◆ **What is required**
With the images removed, repeat the data below exactly.

______

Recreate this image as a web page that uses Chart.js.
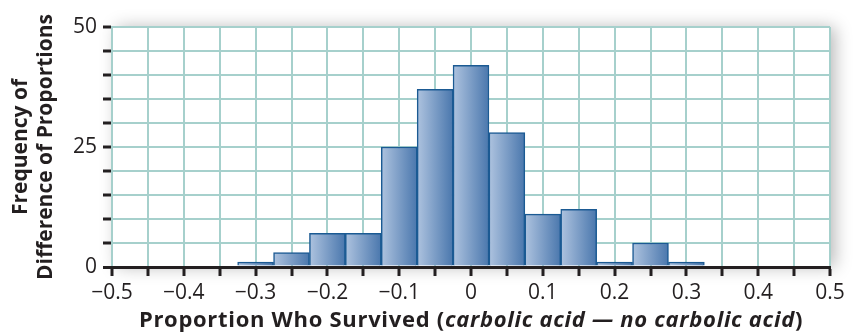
<!DOCTYPE html>
<html>
<head>
<meta charset="utf-8">
<script src="https://cdn.jsdelivr.net/npm/chart.js@4"></script>
<style>
  html, body { margin: 0; padding: 0; background: #fff; }
  #wrap { width: 856px; height: 334px; }
</style>
</head>
<body>
<div id="wrap"><canvas id="histChart" width="856" height="334"></canvas></div>
<script>
// bin centres (difference of proportions) and counts
var binCenters = [-0.30, -0.25, -0.20, -0.15, -0.10, -0.05, 0.00, 0.05, 0.10, 0.15, 0.20, 0.25, 0.30];
var binCounts  = [1, 3, 7, 7, 25, 37, 42, 28, 11, 12, 1, 5, 1];
var yLabelValues = [0, 25, 50];
var yTitleLines = ["Frequency of", "Difference of Proportions"];
var xTitleParts = [
  { text: "Proportion Who Survived (", italic: false },
  { text: "carbolic acid \u2014 no carbolic acid", italic: true },
  { text: ")", italic: false }
];

var FONT = "'Open Sans', 'DejaVu Sans', sans-serif";
var GRID = "#a6d0cc";
var INK = "#231f20";

function fmtX(v) {
  var n = Math.round(v * 100);
  if (n % 10 !== 0) return "";
  if (n === 0) return "0";
  var s = (Math.abs(n) / 100).toFixed(1);
  return n < 0 ? "\u2212" + s : s;
}

// soft drop shadow behind the plotting area
var panelShadow = {
  id: "panelShadow",
  beforeDraw: function (chart) {
    var a = chart.chartArea, ctx = chart.ctx;
    ctx.save();
    ctx.shadowColor = "rgba(0,0,0,0.28)";
    ctx.shadowBlur = 16;
    ctx.shadowOffsetX = 5;
    ctx.shadowOffsetY = 0;
    ctx.fillStyle = "#fff";
    ctx.fillRect(a.left, a.top, a.right - a.left, a.bottom - a.top);
    ctx.restore();
  }
};

// axis titles (mixed bold / bold italic on the x title)
var axisTitles = {
  id: "axisTitles",
  afterDraw: function (chart) {
    var ctx = chart.ctx, a = chart.chartArea;
    ctx.save();
    ctx.fillStyle = INK;
    ctx.textBaseline = "middle";

    // x title
    var size = 22;
    ctx.letterSpacing = "0.7px";
    var total = 0, widths = [];
    xTitleParts.forEach(function (p) {
      ctx.font = (p.italic ? "italic " : "") + "bold " + size + "px " + FONT;
      var w = ctx.measureText(p.text).width;
      widths.push(w); total += w;
    });
    var x = (a.left + a.right) / 2 - total / 2;
    ctx.textAlign = "left";
    xTitleParts.forEach(function (p, i) {
      ctx.font = (p.italic ? "italic " : "") + "bold " + size + "px " + FONT;
      ctx.fillText(p.text, x, 321);
      x += widths[i];
    });
    ctx.letterSpacing = "0px";

    // y title, rotated
    ctx.translate(0, (a.top + a.bottom) / 2);
    ctx.rotate(-Math.PI / 2);
    ctx.textAlign = "center";
    ctx.font = "bold 21px " + FONT;
    ctx.fillText(yTitleLines[0], 0, 21);
    ctx.fillText(yTitleLines[1], 0, 46);
    ctx.restore();
  }
};

// left-to-right shading across each bar
function barGradient(context) {
  var chart = context.chart, xs = chart.scales.x;
  var raw = context.raw;
  if (!xs || !raw) return "#7b9cc6";
  var l = xs.getPixelForValue(raw.x - 0.025);
  var r = xs.getPixelForValue(raw.x + 0.025);
  if (!isFinite(l) || !isFinite(r) || l === r) return "#7b9cc6";
  var g = chart.ctx.createLinearGradient(l, 0, r, 0);
  g.addColorStop(0, "#aec3df");
  g.addColorStop(1, "#4a77ad");
  return g;
}

var ctx = document.getElementById("histChart").getContext("2d");
var histChart = new Chart(ctx, {
  type: "bar",
  data: {
    datasets: [{
      label: "Frequency",
      data: binCenters.map(function (c, i) { return { x: c, y: binCounts[i] }; }),
      barPercentage: 1,
      categoryPercentage: 1,
      borderColor: "#1b5a93",
      borderWidth: 1.5,
      borderSkipped: "bottom",
      backgroundColor: barGradient
    }]
  },
  options: {
    responsive: false,
    animation: false,
    layout: { padding: { top: 27, right: 26, left: 0, bottom: 0 } },
    plugins: {
      legend: { display: false },
      tooltip: { enabled: false }
    },
    scales: {
      x: {
        type: "linear",
        min: -0.5,
        max: 0.5,
        offset: false,
        afterFit: function (s) { s.height = 67; s.paddingLeft = 0; s.paddingRight = 0; },
        ticks: {
          stepSize: 0.05,
          autoSkip: false,
          maxRotation: 0,
          padding: 4,
          color: INK,
          font: { family: FONT, size: 21 },
          callback: function (v) { return fmtX(v); }
        },
        grid: {
          offset: false,
          color: GRID,
          lineWidth: 2,
          drawTicks: true,
          tickLength: 9,
          tickColor: INK,
          tickWidth: 3
        },
        border: { display: true, color: INK, width: 3, z: 1 }
      },
      y: {
        min: 0,
        max: 50,
        afterFit: function (s) { s.width = 112; s.paddingTop = 0; s.paddingBottom = 0; },
        ticks: {
          stepSize: 5,
          autoSkip: false,
          padding: 6,
          color: INK,
          font: { family: FONT, size: 21 },
          callback: function (v) { return yLabelValues.indexOf(v) >= 0 ? String(v) : ""; }
        },
        grid: {
          color: function (c) { return c.tick && c.tick.value === 0 ? INK : GRID; },
          lineWidth: function (c) { return c.tick && c.tick.value === 0 ? 3 : 2; },
          drawTicks: true,
          tickLength: 9,
          tickColor: INK,
          tickWidth: 3
        },
        border: { display: true, color: GRID, width: 2 }
      }
    }
  },
  plugins: [panelShadow, axisTitles]
});
</script>
</body>
</html>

______

◆ **Answer in full**
Recreate this image as a web page that uses Chart.js.
<!DOCTYPE html>
<html>
<head>
<meta charset="utf-8">
<script src="https://cdn.jsdelivr.net/npm/chart.js@4"></script>
<style>
  html, body { margin: 0; padding: 0; background: #fff; }
  #wrap { width: 856px; height: 334px; }
</style>
</head>
<body>
<div id="wrap"><canvas id="histChart" width="856" height="334"></canvas></div>
<script>
// bin centres (difference of proportions) and counts
var binCenters = [-0.30, -0.25, -0.20, -0.15, -0.10, -0.05, 0.00, 0.05, 0.10, 0.15, 0.20, 0.25, 0.30];
var binCounts  = [1, 3, 7, 7, 25, 37, 42, 28, 11, 12, 1, 5, 1];
var yLabelValues = [0, 25, 50];
var yTitleLines = ["Frequency of", "Difference of Proportions"];
var xTitleParts = [
  { text: "Proportion Who Survived (", italic: false },
  { text: "carbolic acid \u2014 no carbolic acid", italic: true },
  { text: ")", italic: false }
];

var FONT = "'Open Sans', 'DejaVu Sans', sans-serif";
var GRID = "#a6d0cc";
var INK = "#231f20";

function fmtX(v) {
  var n = Math.round(v * 100);
  if (n % 10 !== 0) return "";
  if (n === 0) return "0";
  var s = (Math.abs(n) / 100).toFixed(1);
  return n < 0 ? "\u2212" + s : s;
}

// soft drop shadow behind the plotting area
var panelShadow = {
  id: "panelShadow",
  beforeDraw: function (chart) {
    var a = chart.chartArea, ctx = chart.ctx;
    ctx.save();
    ctx.shadowColor = "rgba(0,0,0,0.28)";
    ctx.shadowBlur = 16;
    ctx.shadowOffsetX = 5;
    ctx.shadowOffsetY = 0;
    ctx.fillStyle = "#fff";
    ctx.fillRect(a.left, a.top, a.right - a.left, a.bottom - a.top);
    ctx.restore();
  }
};

// axis titles (mixed bold / bold italic on the x title)
var axisTitles = {
  id: "axisTitles",
  afterDraw: function (chart) {
    var ctx = chart.ctx, a = chart.chartArea;
    ctx.save();
    ctx.fillStyle = INK;
    ctx.textBaseline = "middle";

    // x title
    var size = 22;
    ctx.letterSpacing = "0.7px";
    var total = 0, widths = [];
    xTitleParts.forEach(function (p) {
      ctx.font = (p.italic ? "italic " : "") + "bold " + size + "px " + FONT;
      var w = ctx.measureText(p.text).width;
      widths.push(w); total += w;
    });
    var x = (a.left + a.right) / 2 - total / 2;
    ctx.textAlign = "left";
    xTitleParts.forEach(function (p, i) {
      ctx.font = (p.italic ? "italic " : "") + "bold " + size + "px " + FONT;
      ctx.fillText(p.text, x, 321);
      x += widths[i];
    });
    ctx.letterSpacing = "0px";

    // y title, rotated
    ctx.translate(0, (a.top + a.bottom) / 2);
    ctx.rotate(-Math.PI / 2);
    ctx.textAlign = "center";
    ctx.font = "bold 21px " + FONT;
    ctx.fillText(yTitleLines[0], 0, 21);
    ctx.fillText(yTitleLines[1], 0, 46);
    ctx.restore();
  }
};

// left-to-right shading across each bar
function barGradient(context) {
  var chart = context.chart, xs = chart.scales.x;
  var raw = context.raw;
  if (!xs || !raw) return "#7b9cc6";
  var l = xs.getPixelForValue(raw.x - 0.025);
  var r = xs.getPixelForValue(raw.x + 0.025);
  if (!isFinite(l) || !isFinite(r) || l === r) return "#7b9cc6";
  var g = chart.ctx.createLinearGradient(l, 0, r, 0);
  g.addColorStop(0, "#aec3df");
  g.addColorStop(1, "#4a77ad");
  return g;
}

var ctx = document.getElementById("histChart").getContext("2d");
var histChart = new Chart(ctx, {
  type: "bar",
  data: {
    datasets: [{
      label: "Frequency",
      data: binCenters.map(function (c, i) { return { x: c, y: binCounts[i] }; }),
      barPercentage: 1,
      categoryPercentage: 1,
      borderColor: "#1b5a93",
      borderWidth: 1.5,
      borderSkipped: "bottom",
      backgroundColor: barGradient
    }]
  },
  options: {
    responsive: false,
    animation: false,
    layout: { padding: { top: 27, right: 26, left: 0, bottom: 0 } },
    plugins: {
      legend: { display: false },
      tooltip: { enabled: false }
    },
    scales: {
      x: {
        type: "linear",
        min: -0.5,
        max: 0.5,
        offset: false,
        afterFit: function (s) { s.height = 67; s.paddingLeft = 0; s.paddingRight = 0; },
        ticks: {
          stepSize: 0.05,
          autoSkip: false,
          maxRotation: 0,
          padding: 4,
          color: INK,
          font: { family: FONT, size: 21 },
          callback: function (v) { return fmtX(v); }
        },
        grid: {
          offset: false,
          color: GRID,
          lineWidth: 2,
          drawTicks: true,
          tickLength: 9,
          tickColor: INK,
          tickWidth: 3
        },
        border: { display: true, color: INK, width: 3, z: 1 }
      },
      y: {
        min: 0,
        max: 50,
        afterFit: function (s) { s.width = 112; s.paddingTop = 0; s.paddingBottom = 0; },
        ticks: {
          stepSize: 5,
          autoSkip: false,
          padding: 6,
          color: INK,
          font: { family: FONT, size: 21 },
          callback: function (v) { return yLabelValues.indexOf(v) >= 0 ? String(v) : ""; }
        },
        grid: {
          color: function (c) { return c.tick && c.tick.value === 0 ? INK : GRID; },
          lineWidth: function (c) { return c.tick && c.tick.value === 0 ? 3 : 2; },
          drawTicks: true,
          tickLength: 9,
          tickColor: INK,
          tickWidth: 3
        },
        border: { display: true, color: GRID, width: 2 }
      }
    }
  },
  plugins: [panelShadow, axisTitles]
});
</script>
</body>
</html>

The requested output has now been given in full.